The copy must start at the line that contains "Write the matplotlib code for this chart." and finish at the line that contains "fig.savefig('out.png', dpi=100)", reproducing each line exactly. Any picture in that span is omitted.

──────────────────────────────

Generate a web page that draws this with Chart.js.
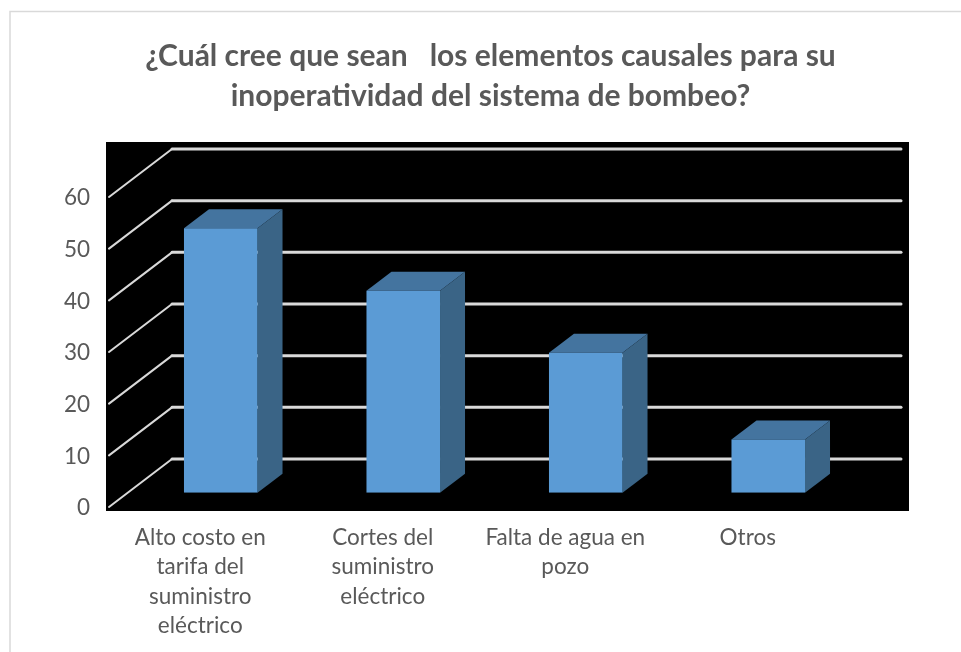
<!DOCTYPE html>
<html lang="es">
<head>
<meta charset="utf-8">
<title>Sistema de bombeo</title>
<script src="https://cdn.jsdelivr.net/npm/chart.js@4/dist/chart.umd.js"></script>
<style>
  html, body { margin: 0; padding: 0; background: #fff; overflow: hidden; }
  canvas { display: block; }
</style>
</head>
<body>
<canvas id="grafico" width="961" height="652"></canvas>
<script>
const titulo = ["¿Cuál cree que sean   los elementos causales para su", "inoperatividad del sistema de bombeo?"];
const categorias = [
  ["Alto costo en", "tarifa del", "suministro", "eléctrico"],
  ["Cortes del", "suministro", "eléctrico"],
  ["Falta de agua en", "pozo"],
  ["Otros"]
];
const valores = [51.2, 39.1, 27.1, 10.3];
const marcasY = [0, 10, 20, 30, 40, 50, 60];

const GRIS_TEXTO = "#595959";
const GRIS_LINEA = "#D9D9D9";

// profundidad de la pared del fondo y de las columnas
const FONDO_X = 63, FONDO_Y = 48;
const COLUMNA_X = 25, COLUMNA_Y = 19;
const DESPLAZA_X = 20.5, DESPLAZA_Y = 14.3;

const efecto3d = {
  id: "efecto3d",
  beforeDraw(chart) {
    const { ctx, chartArea: a } = chart;
    ctx.save();
    ctx.fillStyle = "#fff";
    ctx.fillRect(0, 0, chart.width, chart.height);
    // marco del grafico, solo arriba e izquierda
    ctx.strokeStyle = GRIS_LINEA;
    ctx.lineWidth = 1.5;
    ctx.beginPath();
    ctx.moveTo(10, chart.height);
    ctx.lineTo(10, 11.5);
    ctx.lineTo(chart.width, 11.5);
    ctx.stroke();
    // fondo negro
    ctx.fillStyle = "#000";
    ctx.fillRect(a.left - 3, a.top - 55, a.right - a.left + 73, a.bottom - a.top + 59);
    ctx.restore();
  },
  beforeDatasetsDraw(chart) {
    const { ctx, chartArea: a, scales } = chart;
    ctx.save();
    ctx.strokeStyle = GRIS_LINEA;
    ctx.lineCap = "round";
    marcasY.forEach(v => {
      const y = scales.y.getPixelForValue(v);
      ctx.lineWidth = 2;
      ctx.beginPath();
      ctx.moveTo(a.left, y);
      ctx.lineTo(a.left + FONDO_X, y - FONDO_Y);
      ctx.stroke();
      ctx.lineWidth = 3;
      ctx.beginPath();
      ctx.moveTo(a.left + FONDO_X, y - FONDO_Y);
      ctx.lineTo(a.right + FONDO_X - 1, y - FONDO_Y);
      ctx.stroke();
    });
    ctx.restore();

    // las columnas van un poco hacia adentro del piso
    ctx.save();
    ctx.translate(DESPLAZA_X, -DESPLAZA_Y);
    chart.getDatasetMeta(0).data.forEach(barra => {
      const izq = barra.x - barra.width / 2;
      const der = barra.x + barra.width / 2;
      ctx.fillStyle = "#44749F";
      ctx.beginPath();
      ctx.moveTo(izq, barra.y);
      ctx.lineTo(izq + COLUMNA_X, barra.y - COLUMNA_Y);
      ctx.lineTo(der + COLUMNA_X, barra.y - COLUMNA_Y);
      ctx.lineTo(der, barra.y);
      ctx.closePath();
      ctx.fill();
      ctx.fillStyle = "#3A6486";
      ctx.beginPath();
      ctx.moveTo(der, barra.y);
      ctx.lineTo(der + COLUMNA_X, barra.y - COLUMNA_Y);
      ctx.lineTo(der + COLUMNA_X, barra.base - COLUMNA_Y);
      ctx.lineTo(der, barra.base);
      ctx.closePath();
      ctx.fill();
    });
  },
  afterDatasetsDraw(chart) {
    chart.ctx.restore();
  }
};

new Chart(document.getElementById("grafico"), {
  type: "bar",
  data: {
    labels: categorias,
    datasets: [{
      data: valores,
      backgroundColor: "#5B9BD5",
      borderWidth: 0,
      categoryPercentage: 1,
      barPercentage: 0.403
    }]
  },
  plugins: [efecto3d],
  options: {
    responsive: false,
    animation: false,
    layout: { padding: { left: 20, right: 0, top: 0, bottom: 0 } },
    plugins: {
      legend: { display: false },
      tooltip: { enabled: false },
      title: {
        display: true,
        text: titulo,
        color: GRIS_TEXTO,
        font: { family: "Lato", size: 30, weight: "bold", lineHeight: 40 / 30 },
        padding: { top: 36, bottom: 81 }
      }
    },
    scales: {
      x: {
        grid: { display: false, drawTicks: false },
        border: { display: false },
        ticks: {
          color: GRIS_TEXTO,
          font: { family: "Lato", size: 22.5, lineHeight: 29.3 / 22.5 },
          padding: 16,
          maxRotation: 0,
          minRotation: 0,
          autoSkip: false
        },
        afterFit(s) { s.height = 145; }
      },
      y: {
        min: 0,
        max: 60,
        grid: { display: false, drawTicks: false },
        border: { display: false },
        ticks: {
          color: GRIS_TEXTO,
          font: { family: "Lato", size: 22.5 },
          padding: 19,
          stepSize: 10,
          labelOffset: 1
        },
        afterFit(s) { s.width = 89; }
      },
      // reserva el espacio a la derecha de la pared del fondo
      derecha: {
        position: "right",
        grid: { display: false },
        border: { display: false },
        ticks: { display: false },
        afterFit(s) { s.width = 122; }
      }
    }
  }
});
</script>
</body>
</html>
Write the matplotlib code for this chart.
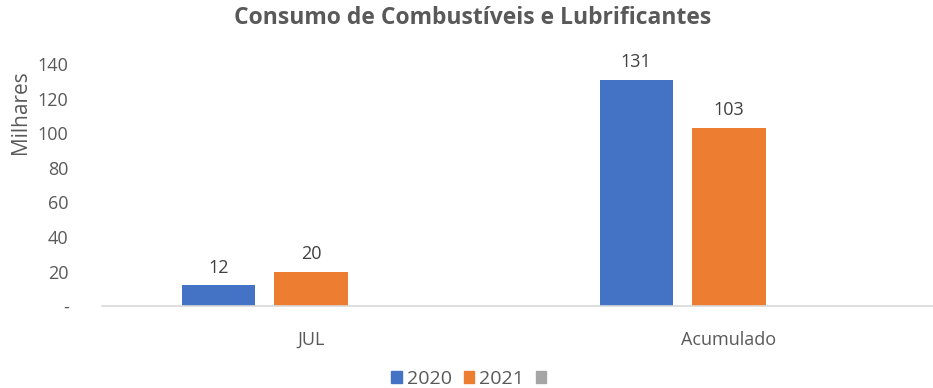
import numpy as np
import matplotlib.pyplot as plt
from matplotlib.patches import Patch
from matplotlib.ticker import FuncFormatter

plt.rcParams['font.family'] = ['Open Sans', 'DejaVu Sans']

categories = ['JUL', 'Acumulado']
series_names = ['2020', '2021', ' ']
values_2020 = [12, 131]
values_2021 = [20, 103]
colors = ['#4472C4', '#ED7D31', '#A5A5A5']
text_color = '#595959'

fig = plt.figure(figsize=(9.33, 3.88), dpi=100)
ax = fig.add_axes([0.1093, 0.211, 0.896, 0.624])

x = np.arange(len(categories))
width = 0.175
step = 0.222

for vals, off, col in [(values_2020, -step, colors[0]), (values_2021, 0, colors[1])]:
    bars = ax.bar(x + off, vals, width, color=col)
    for b, v in zip(bars, vals):
        ax.text(b.get_x() + b.get_width() / 2, v + 5, f'{v}', ha='center', va='bottom',
                fontsize=13, color='#404040', clip_on=False)

ax.set_xlim(-0.5, 1.5)
ax.set_ylim(0, 140)
ax.set_yticks(range(0, 141, 20))
ax.yaxis.set_major_formatter(FuncFormatter(lambda v, p: '-' if v == 0 else f'{v:.0f}'))
ax.set_xticks(x)
ax.set_xticklabels(categories)
ax.tick_params(length=0, labelsize=13, labelcolor=text_color)
ax.tick_params(axis='x', pad=18)
ax.tick_params(axis='y', pad=24)
for lbl in ax.get_yticklabels():
    lbl.set_horizontalalignment('right')

for s in ['top', 'right', 'left']:
    ax.spines[s].set_visible(False)
ax.spines['bottom'].set_color('#D9D9D9')
ax.spines['bottom'].set_linewidth(1.2)

ax.set_ylabel('Milhares', fontsize=15, color=text_color)
ax.yaxis.set_label_coords(-0.085, 0.80)

fig.suptitle('Consumo de Combustíveis e Lubrificantes', x=0.507, y=0.985,
             fontsize=16.5, fontweight='bold', color=text_color)

handles = [Patch(color=c) for c in colors]
fig.legend(handles, series_names, loc='lower center', bbox_to_anchor=(0.508, -0.045),
           ncol=3, frameon=False, fontsize=14, handlelength=0.55, handleheight=0.55,
           handletextpad=0.25, columnspacing=0.6, labelcolor=text_color)

fig.savefig('out.png', dpi=100)
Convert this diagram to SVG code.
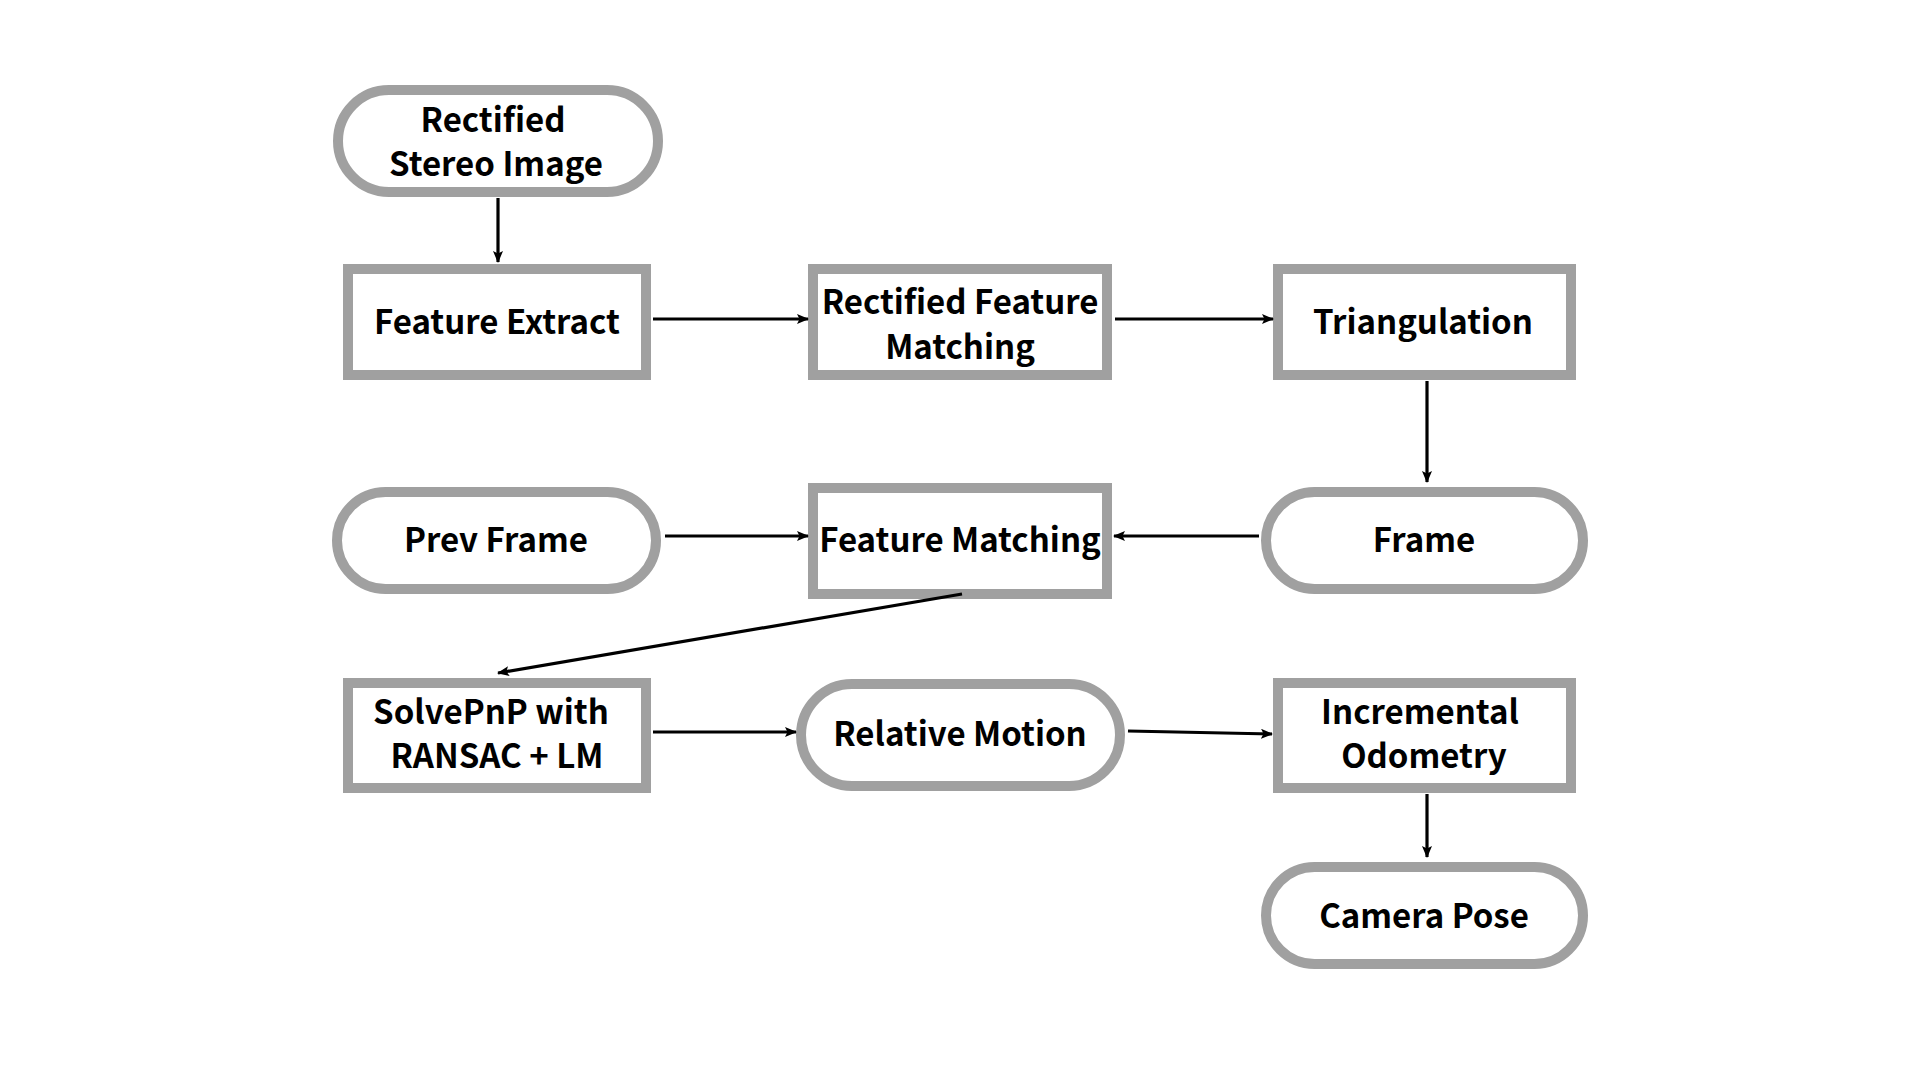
<svg xmlns="http://www.w3.org/2000/svg" width="1920" height="1080" viewBox="0 0 1920 1080">
<style>
.n{fill:#fff;stroke:#a0a0a0;stroke-width:10}
.t{font-family:"Noto Sans CJK KR","Noto Sans",sans-serif;font-weight:700;font-size:33px;fill:#000;text-anchor:middle}
.c{stroke:#000;stroke-width:3.2;fill:none;marker-end:url(#ah)}
</style>
<defs>
<marker id="ah" viewBox="0 0 12 10" refX="11" refY="5" markerWidth="12" markerHeight="10" markerUnits="userSpaceOnUse" orient="auto">
<path d="M0,0 L12,5 L0,10 L2.5,5 Z" fill="#000"/>
</marker>
</defs>
<rect width="1920" height="1080" fill="#fff"/>
<g id="n1"><rect class="n" x="338" y="90" width="320" height="102" rx="51"/>
<text class="t" x="493" y="132">Rectified</text><text class="t" x="496" y="176">Stereo Image</text></g>
<g id="n2"><rect class="n" x="348" y="269" width="298" height="106"/>
<text class="t" x="497" y="334">Feature Extract</text></g>
<g id="n3"><rect class="n" x="813" y="269" width="294" height="106"/>
<text class="t" x="960" y="314">Rectified Feature</text><text class="t" x="960" y="359">Matching</text></g>
<g id="n4"><rect class="n" x="1278" y="269" width="293" height="106"/>
<text class="t" x="1423" y="334">Triangulation</text></g>
<g id="n5"><rect class="n" x="337" y="492" width="319" height="97" rx="48.5"/>
<text class="t" x="496" y="552">Prev Frame</text></g>
<g id="n6"><rect class="n" x="813" y="488" width="294" height="106"/>
<text class="t" x="960" y="552">Feature Matching</text></g>
<g id="n7"><rect class="n" x="1266" y="492" width="317" height="97" rx="48.5"/>
<text class="t" x="1424" y="552">Frame</text></g>
<g id="n8"><rect class="n" x="348" y="683" width="298" height="105"/>
<text class="t" x="491" y="724">SolvePnP with</text><text class="t" x="497" y="768">RANSAC + LM</text></g>
<g id="n9"><rect class="n" x="801" y="684" width="319" height="102" rx="51"/>
<text class="t" x="960" y="746">Relative Motion</text></g>
<g id="n10"><rect class="n" x="1278" y="683" width="293" height="105"/>
<text class="t" x="1420" y="724">Incremental</text><text class="t" x="1424" y="768">Odometry</text></g>
<g id="n11"><rect class="n" x="1266" y="867" width="317" height="97" rx="48.5"/>
<text class="t" x="1424" y="928">Camera Pose</text></g>
<g id="connectors">
<line class="c" x1="498" y1="198" x2="498" y2="262"/>
<line class="c" x1="653" y1="319" x2="808" y2="319"/>
<line class="c" x1="1115" y1="319" x2="1273" y2="319"/>
<line class="c" x1="1427" y1="381" x2="1427" y2="482"/>
<line class="c" x1="1259" y1="536" x2="1114" y2="536"/>
<line class="c" x1="665" y1="536" x2="808" y2="536"/>
<line class="c" x1="962" y1="594" x2="498" y2="673"/>
<line class="c" x1="653" y1="732" x2="796" y2="732"/>
<line class="c" x1="1128" y1="731" x2="1272" y2="734"/>
<line class="c" x1="1427" y1="794" x2="1427" y2="857"/>
</g>
</svg>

──────────────────────────────

*Result below:*
Write the matplotlib code for this chart.
import numpy as np
import matplotlib.pyplot as plt
from matplotlib.patches import Patch
from matplotlib.ticker import FuncFormatter

plt.rcParams['font.family'] = ['Open Sans', 'DejaVu Sans']

categories = ['JUL', 'Acumulado']
series_names = ['2020', '2021', ' ']
values_2020 = [12, 131]
values_2021 = [20, 103]
colors = ['#4472C4', '#ED7D31', '#A5A5A5']
text_color = '#595959'

fig = plt.figure(figsize=(9.33, 3.88), dpi=100)
ax = fig.add_axes([0.1093, 0.211, 0.896, 0.624])

x = np.arange(len(categories))
width = 0.175
step = 0.222

for vals, off, col in [(values_2020, -step, colors[0]), (values_2021, 0, colors[1])]:
    bars = ax.bar(x + off, vals, width, color=col)
    for b, v in zip(bars, vals):
        ax.text(b.get_x() + b.get_width() / 2, v + 5, f'{v}', ha='center', va='bottom',
                fontsize=13, color='#404040', clip_on=False)

ax.set_xlim(-0.5, 1.5)
ax.set_ylim(0, 140)
ax.set_yticks(range(0, 141, 20))
ax.yaxis.set_major_formatter(FuncFormatter(lambda v, p: '-' if v == 0 else f'{v:.0f}'))
ax.set_xticks(x)
ax.set_xticklabels(categories)
ax.tick_params(length=0, labelsize=13, labelcolor=text_color)
ax.tick_params(axis='x', pad=18)
ax.tick_params(axis='y', pad=24)
for lbl in ax.get_yticklabels():
    lbl.set_horizontalalignment('right')

for s in ['top', 'right', 'left']:
    ax.spines[s].set_visible(False)
ax.spines['bottom'].set_color('#D9D9D9')
ax.spines['bottom'].set_linewidth(1.2)

ax.set_ylabel('Milhares', fontsize=15, color=text_color)
ax.yaxis.set_label_coords(-0.085, 0.80)

fig.suptitle('Consumo de Combustíveis e Lubrificantes', x=0.507, y=0.985,
             fontsize=16.5, fontweight='bold', color=text_color)

handles = [Patch(color=c) for c in colors]
fig.legend(handles, series_names, loc='lower center', bbox_to_anchor=(0.508, -0.045),
           ncol=3, frameon=False, fontsize=14, handlelength=0.55, handleheight=0.55,
           handletextpad=0.25, columnspacing=0.6, labelcolor=text_color)

fig.savefig('out.png', dpi=100)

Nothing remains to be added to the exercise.